箕面三中もと校長から〜教育関係者のつぶやき〜

2015年度から2018年度に大阪府の箕面三中の校長を務めました。おもに学校教育と子育てに関する情報をのせています。

悲しみを抱えて生きる

2020年12月29日 09時28分00秒 | エッセイ


今年は、新型コロナウイルスの感染拡大で終わる1年になります。

このウイルスに感染して亡くなった人もいました。

葬儀は生きる事実と死ぬ事実が交わる「交差点」のようなものです。残された人が亡き人を思い、悲しみを分かちあう場であるのです。

しかし、最近では葬式が簡略化されて、家族葬がここ数年間で当たり前のようになりました。

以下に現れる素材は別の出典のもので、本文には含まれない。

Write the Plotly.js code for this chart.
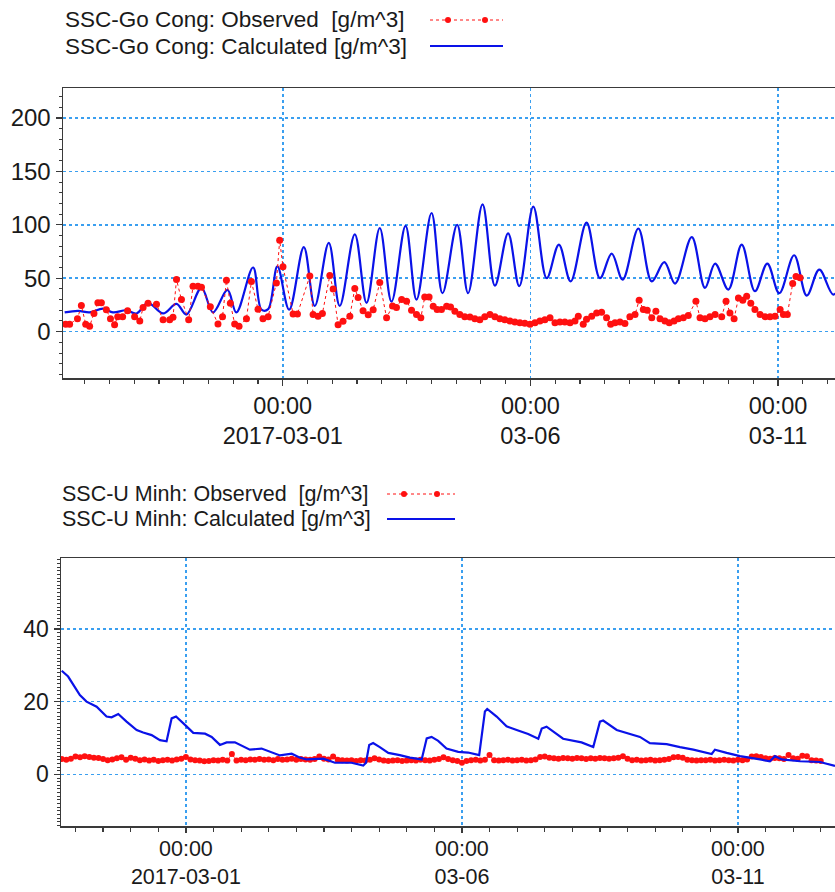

故人と縁のあったお客さんの参列をお断りする葬式が増えました。

葬式の簡略化で痛みを多くの人で分かち合うことなく、残された人が個々に痛みを抱え込むようになったのです。

生活が個人化して、大切な人間関係をつなぐ糸は細くなり、死別で細くなった一本の糸が切れてしまうことになります。
そして、一人で胸いっぱいの悲しみを抱えることになってしまいます。

オンライン葬式にしても、画面越しに葬式の中継が映され、手を合わすことができたにしても、何かが足りないと感じてしいます。

それは、故人を偲ぶことができず、残された人が集まり、悲しみや寂しさを多くの人たちと共有できないからでしょう。

今年2020年に感染が広がり、いまだ終息のめどが立たない新型コロナウイルス。

感染して亡くなった人の場合、「密」や感染を避けるため、葬式そのものを行うことができなかったこともあるでしょう。

そうなると、肉親にとっては、亡くなった人と自分がどういうかかわりで、どう付き合ってきたかを回顧することもできなかった。

人生の最期の段階で別れの言葉を継げることもできなかった。

そのことを思うに、残された人の悔しさと苦しみは余りあります。

人の最期に大切で必要なのは、「共にいる」ことです。

悲しみを分ちあうという習慣が社会全体で感じられなくなり、近い人の間でもできなくなった。

いま孤立するとそのまま見放されてしまうのでないかという不安が社会を包んでいます。

悲しみから目を背けようとする社会は、生きることを大切にしていないのでないかと、わたしは思います。

よく「悲しみを乗り越えて」と言いますが、悲しみは乗り越えられるものではないと思います。
残った人が一生胸に抱えて生きていくものなのでしょう。

そのような悲しみを抱えた人は、他者の悲しみにも共感できるのです。